Friday, September 12, 2008

africa


i did a brave thing this week: i went to the zoo. and no, this is not an animal story. i went to the zoo with a group of very nice people whom i have been fearful, shy, excited, nervous and reluctant to meet for almost a year: the homeschoolers of zuid holland. when we first decided to keep isabelle home in january of this year, i signed up for the homeschooling mailing list, but after one greatly helpful phone conversation with the moderator, i basically stopped looking at the list and never got around to meeting any of the people. not that i didn't think about them. in fact, i thought about them most of the time, these fascinating people i had never met. they were my joker, my wild card, my 'if all else fails, i can always...'. and as the year progressed, they acquired mythical proportions. as did my fear.

then last week, i happened to look in on the list and there was this idea of going to the zoo, and before i knew it, i had written to say we would be coming too, and with a wild beating heart, and my stomach in my throat, i went (together with marc, who was kind enough to drag his flu-ridden body along to help me with this) (i have a goood husband). turns out they are normal people. lovely, friendly, extremely normal people. who just happen to have made certain choices with regard to their children which happen to be the same choices we have made.

and meeting them was amazing. because it meant putting down this big heavy back-pack i didn't even know i had been carrying. i had not realized, until tuesday, how very lonely i have been feeling. how isolated. how misunderstood. how insecure too, in this BIG thing, this NOT sending isabelle to school. not that i ever doubted the rightness of the decision itself, but it has been such a heavy, serious thing.
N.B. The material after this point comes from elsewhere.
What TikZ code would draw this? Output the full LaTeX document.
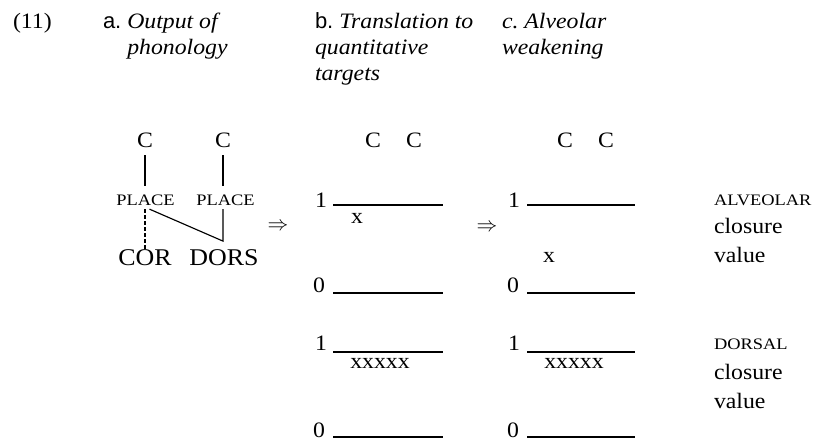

and it has made me hold back too. when things got rough, which they do periodically, i did not dare to speak, to voice my doubts and fears, because whether you said it or not, you good people who love us, i could hear it in the back of your head ('i am worried that she is lonely' 'you should send her to school'; 'i am afraid that she is not learning anything' 'you should send her to school'; 'it sometimes drives me up the wall that she is constantly here with me' 'you should send her to school'). and the reason i could hear it is because it was in the back of my head too.

i've been thinking about this: it's as if every time i say i'm having a bad day, someone says 'you should move to africa':

- i had a bad dream last night
- you should move to africa

- i've had this pain in my chest for a few days
- you should move to africa

- i am worried about losing my job
- you should move to africa

and now, since tuesday, i know people who know what it's like to live right here. with all the doubts and worries and fears. and the joy, the fun, the freedom. the sheer exhilaration. of not moving to africa. of not even thinking of moving to africa.